## start MATERIAL PROVIDED

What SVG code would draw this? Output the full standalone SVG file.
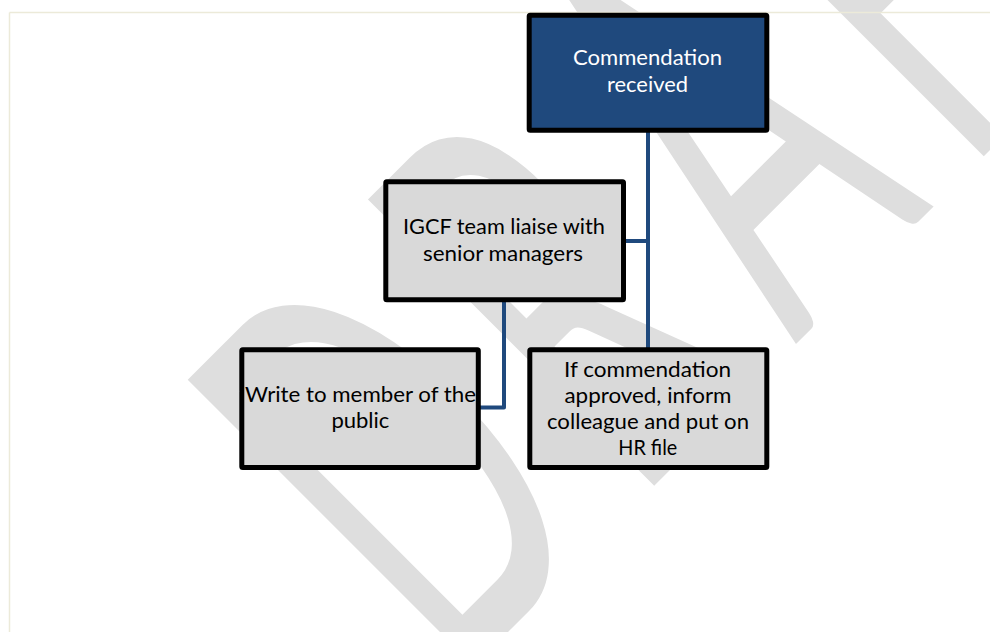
<svg xmlns="http://www.w3.org/2000/svg" width="990" height="632" viewBox="0 0 990 632">
<style>
.box{fill:#d9d9d9;stroke:#000;stroke-width:5}
.top{fill:#1f497d;stroke:#000;stroke-width:5}
.t{font-family:Lato,"Liberation Sans",sans-serif;font-size:21px;text-anchor:middle;fill:#000}
.w{fill:#fff}
.conn{fill:none;stroke:#1f497d;stroke-width:4;stroke-linejoin:round}
.wm{font-family:Lato,"Liberation Sans",sans-serif;font-size:100px;fill:#dedede}
</style>
<rect width="990" height="632" fill="#fff"/>
<g id="watermark"><text class="wm" transform="translate(455.2,684.8) rotate(-45) scale(2.9,5.65)" x="0 87.9 165.9 248.6 314.1" y="0">DRAFT</text></g>
<g id="frame" fill="none" stroke="#ecead9" stroke-width="1.5"><line x1="9.5" y1="12.5" x2="990" y2="12.5"/><line x1="9.5" y1="12.5" x2="9.5" y2="632"/></g>
<g id="connectors">
<path class="conn" d="M648 132 V349 M626 241 H648"/>
<path class="conn" d="M504 302 V407.5 H480"/>
</g>
<g id="node-received">
<rect class="top" x="529.2" y="15.2" width="237.6" height="115" rx="1"/>
<text class="t w" x="647.5" y="65" textLength="149" lengthAdjust="spacingAndGlyphs">Commendation</text>
<text class="t w" x="647.5" y="91.5" textLength="81" lengthAdjust="spacingAndGlyphs">received</text>
</g>
<g id="node-liaise">
<rect class="box" x="385.8" y="181.7" width="237.7" height="118" rx="1"/>
<text class="t" x="504" y="234" textLength="202" lengthAdjust="spacingAndGlyphs">IGCF team liaise with</text>
<text class="t" x="503" y="260.5" textLength="160" lengthAdjust="spacingAndGlyphs">senior managers</text>
</g>
<g id="node-write">
<rect class="box" x="241.8" y="349.8" width="236.5" height="117.7" rx="1"/>
<text class="t" x="360.5" y="402" textLength="231" lengthAdjust="spacingAndGlyphs">Write to member of the</text>
<text class="t" x="360.4" y="427.5" textLength="58" lengthAdjust="spacingAndGlyphs">public</text>
</g>
<g id="node-approved">
<rect class="box" x="529.8" y="349.8" width="237" height="117.7" rx="1"/>
<text class="t" x="647.5" y="377" textLength="167" lengthAdjust="spacingAndGlyphs">If commendation</text>
<text class="t" x="648" y="403" textLength="167" lengthAdjust="spacingAndGlyphs">approved, inform</text>
<text class="t" x="648" y="429" textLength="202" lengthAdjust="spacingAndGlyphs">colleague and put on</text>
<text class="t" x="647.8" y="455" textLength="59" lengthAdjust="spacingAndGlyphs">HR file</text>
</g>
</svg>
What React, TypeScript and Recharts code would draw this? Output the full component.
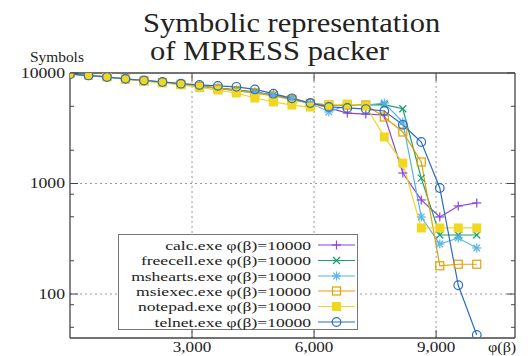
import { LineChart, Line, XAxis, YAxis, ReferenceLine } from "recharts";

// phi(beta) sample positions
const xs = [0, 455, 909, 1364, 1818, 2273, 2727, 3182, 3636, 4091, 4545, 5000, 5455, 5909, 6364, 6818, 7273, 7727, 8182, 8636, 9091, 9545, 10000];

const calc = [9800, 9500, 9200, 8820, 8550, 8290, 7950, 7630, 7310, 7010, 6720, 6320, 5810, 5350, 4830, 4340, 4250, 4170, 1245, 710, 498, 626, 667];
const freecell = [9800, 9500, 9200, 8820, 8550, 8290, 7950, 7630, 7310, 7050, 6720, 6320, 5810, 5300, 5130, 5130, 5150, 5180, 4750, 1120, 342, 342, 342];
const mshearts = [9750, 9450, 9150, 8800, 8500, 8250, 7900, 7600, 7250, 6900, 6600, 6300, 5900, 5350, 4440, 5130, 5130, 5350, 3600, 498, 283, 321, 261];
const msiexec = [9900, 9600, 9250, 8850, 8500, 8200, 7900, 7550, 7250, 6950, 6600, 6200, 5750, 5300, 5130, 5130, 5130, 4000, 2925, 1565, 180, 186, 186];
const notepad = [9900, 9600, 9300, 8800, 8450, 8150, 7800, 7400, 7010, 6590, 5940, 5470, 5130, 4920, 5130, 5240, 5030, 2640, 1530, 396, 396, 396, 396];
const telnet = [9750, 9500, 9200, 8850, 8550, 8300, 8000, 7800, 7650, 7500, 7100, 6500, 5900, 5350, 4930, 4830, 4720, 4530, 3400, 2375, 911, 120, 42.6];

const xTicks = [3000, 6000, 9000];
const yMajor = [100, 1000, 10000];
const yMinor = [50, 80, 200, 500, 800, 2000, 5000];

const series = [
  { key: "calc", label: "calc.exe φ(β)=10000", values: calc, color: "#8e44d6", shape: "plus" },
  { key: "freecell", label: "freecell.exe φ(β)=10000", values: freecell, color: "#1a9e73", shape: "cross" },
  { key: "mshearts", label: "mshearts.exe φ(β)=10000", values: mshearts, color: "#56b4e9", shape: "star" },
  { key: "msiexec", label: "msiexec.exe φ(β)=10000", values: msiexec, color: "#e69f00", shape: "square" },
  { key: "notepad", label: "notepad.exe φ(β)=10000", values: notepad, color: "#efd81f", shape: "fsquare" },
  { key: "telnet", label: "telnet.exe φ(β)=10000", values: telnet, color: "#2b6cc0", shape: "circle" },
];

const data = xs.map((x, i) => {
  const row: any = { x };
  series.forEach(s => { row[s.key] = s.values[i]; });
  return row;
});

const FONT = '"Liberation Serif", "Times New Roman", serif';
const serif = { fontFamily: FONT };
const TXT = "#222";
const AXIS = "#444";

function marker(shape: string, cx: number, cy: number, color: string, key?: any) {
  const sw = 1.2;
  const h = 4.5;
  switch (shape) {
    case "plus":
      return (
        <g key={key}>
          <line x1={cx - h} x2={cx + h} y1={cy} y2={cy} stroke={color} strokeWidth={sw} />
          <line x1={cx} x2={cx} y1={cy - h} y2={cy + h} stroke={color} strokeWidth={sw} />
        </g>
      );
    case "cross":
      return (
        <g key={key}>
          <line x1={cx - 3.5} x2={cx + 3.5} y1={cy - 3.5} y2={cy + 3.5} stroke={color} strokeWidth={sw} />
          <line x1={cx - 3.5} x2={cx + 3.5} y1={cy + 3.5} y2={cy - 3.5} stroke={color} strokeWidth={sw} />
        </g>
      );
    case "star":
      return (
        <g key={key}>
          <line x1={cx - h} x2={cx + h} y1={cy} y2={cy} stroke={color} strokeWidth={sw} />
          <line x1={cx} x2={cx} y1={cy - h} y2={cy + h} stroke={color} strokeWidth={sw} />
          <line x1={cx - 3.3} x2={cx + 3.3} y1={cy - 3.3} y2={cy + 3.3} stroke={color} strokeWidth={sw} />
          <line x1={cx - 3.3} x2={cx + 3.3} y1={cy + 3.3} y2={cy - 3.3} stroke={color} strokeWidth={sw} />
        </g>
      );
    case "square":
      return <rect key={key} x={cx - 4} y={cy - 4} width={8} height={8} fill="none" stroke={color} strokeWidth={sw} />;
    case "fsquare":
      return <rect key={key} x={cx - 4.5} y={cy - 4.5} width={9} height={9} fill={color} />;
    default:
      return <circle key={key} cx={cx} cy={cy} r={4.3} fill="none" stroke={color} strokeWidth={sw} />;
  }
}

const makeDot = (shape: string, color: string) => (props: any) => {
  const { cx, cy, index } = props;
  if (cx == null || cy == null) return <g key={index} />;
  return marker(shape, cx, cy, color, index);
};

const LeftTick = (props: any) => {
  const { x, y, payload } = props;
  const major = yMajor.includes(payload.value);
  return (
    <g>
      <line x1={x} x2={x + (major ? 8 : 4)} y1={y} y2={y} stroke={AXIS} strokeWidth={1} />
      {major && (
        <text transform={`translate(${x - 5},${y}) scale(1.22,1)`} textAnchor="end" dominantBaseline="central"
          style={serif} fontSize={14.5} fill={TXT}>{payload.value}</text>
      )}
    </g>
  );
};

const RightTick = (props: any) => {
  const { x, y, payload } = props;
  const major = yMajor.includes(payload.value);
  return <line x1={x} x2={x - (major ? 8 : 4)} y1={y} y2={y} stroke={AXIS} strokeWidth={1} />;
};

const BottomTick = (props: any) => {
  const { x, y, payload } = props;
  return (
    <g>
      <line x1={x} x2={x} y1={y} y2={y - 8} stroke={AXIS} strokeWidth={1} />
      <text transform={`translate(${x},${y + 9}) scale(1.22,1)`} textAnchor="middle" dominantBaseline="central"
        style={serif} fontSize={14} fill={TXT}>{payload.value.toLocaleString("en-US")}</text>
    </g>
  );
};

const TopTick = (props: any) => {
  const { x, y } = props;
  return <line x1={x} x2={x} y1={y} y2={y + 8} stroke={AXIS} strokeWidth={1} />;
};

const legendRows = [245, 260.5, 276, 291, 306.5, 322];

export default function App() {
  return (
    <div style={{ position: "relative", width: 528, height: 356, background: "#fff" }}>
      <style>{"body{margin:0}"}</style>
      <LineChart width={528} height={356} data={data} margin={{ top: 72, right: 12, bottom: 0, left: 8 }}>
        <XAxis dataKey="x" type="number" domain={[0, 10940]} ticks={xTicks} interval={0}
          allowDataOverflow height={18} tickSize={0} tickMargin={0} tickLine={false}
          axisLine={{ stroke: AXIS, strokeWidth: 1.3 }} tick={<BottomTick />} />
        <XAxis xAxisId="t" orientation="top" dataKey="x" type="number" domain={[0, 10940]} ticks={xTicks}
          interval={0} allowDataOverflow height={1} tickSize={0} tickMargin={0} tickLine={false}
          axisLine={{ stroke: AXIS, strokeWidth: 1.3 }} tick={<TopTick />} />
        <YAxis scale="log" type="number" domain={[40, 10000]} allowDataOverflow width={62}
          ticks={[...yMinor, ...yMajor]} interval={0} tickSize={0} tickMargin={0} tickLine={false}
          axisLine={{ stroke: AXIS, strokeWidth: 1.3 }} tick={<LeftTick />} />
        <YAxis yAxisId="r" orientation="right" scale="log" type="number" domain={[40, 10000]} allowDataOverflow
          width={1} ticks={[...yMinor, ...yMajor]} interval={0} tickSize={0} tickMargin={0} tickLine={false}
          axisLine={{ stroke: AXIS, strokeWidth: 1.3 }} tick={<RightTick />} />
        {xTicks.map(t => (
          <ReferenceLine key={"gx" + t} x={t} stroke="#999" strokeDasharray="2 3" strokeWidth={1} />
        ))}
        {[100, 1000].map(t => (
          <ReferenceLine key={"gy" + t} y={t} stroke="#999" strokeDasharray="2 3" strokeWidth={1} />
        ))}
        {series.map(s => (
          <Line key={s.key} type="linear" dataKey={s.key} stroke={s.color} strokeWidth={1.2}
            dot={makeDot(s.shape, s.color)} activeDot={false} isAnimationActive={false} />
        ))}
      </LineChart>
      <svg width={528} height={356} style={{ position: "absolute", left: 0, top: 0, pointerEvents: "none" }}>
        <text transform="translate(143,32) scale(1.13,1)" style={serif} fontSize={27} fill={TXT}>
          Symbolic representation
        </text>
        <text transform="translate(150,60) scale(1.13,1)" style={serif} fontSize={27} fill={TXT}>
          of MPRESS packer
        </text>
        <text transform="translate(30,62) scale(1.1,1)" style={serif} fontSize={14} fill={TXT}>Symbols</text>
        <text transform="translate(488,352) scale(1.15,1)" style={serif} fontSize={14} fill={TXT}>φ(β)</text>
        <rect x={118.5} y={234.5} width={239} height={95} fill="#fff" stroke="#777" strokeWidth={1} />
        {series.map((s, i) => {
          const y = legendRows[i];
          return (
            <g key={s.key}>
              <text transform={`translate(311,${y}) scale(1.3,1)`} textAnchor="end" dominantBaseline="central"
                style={serif} fontSize={13.5} fill={TXT}>{s.label}</text>
              <line x1={318} x2={355} y1={y} y2={y} stroke={s.color} strokeWidth={1.2} />
              {marker(s.shape, 336.5, y, s.color)}
            </g>
          );
        })}
      </svg>
    </div>
  );
}
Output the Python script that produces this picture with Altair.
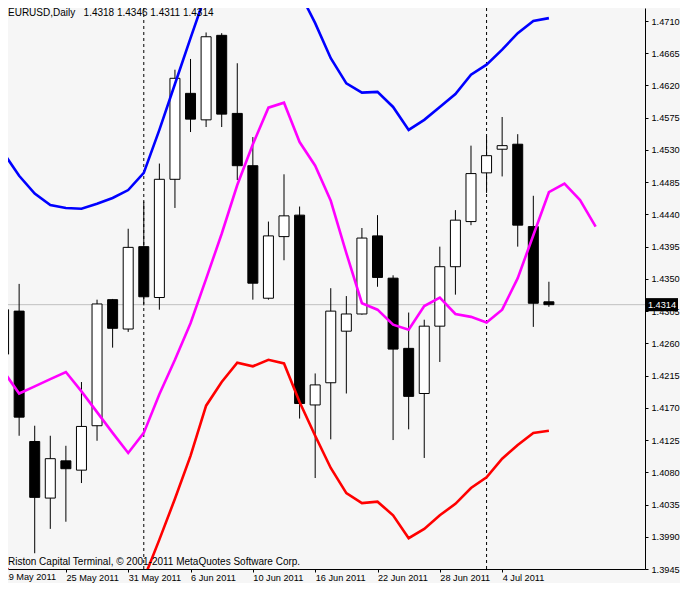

## end MATERIAL PROVIDED

## CHALLENGE:
In the records above, how many lines hold the string "code"? Reply with only the number.

## SOLUTION TO THIS EXERCISE:
2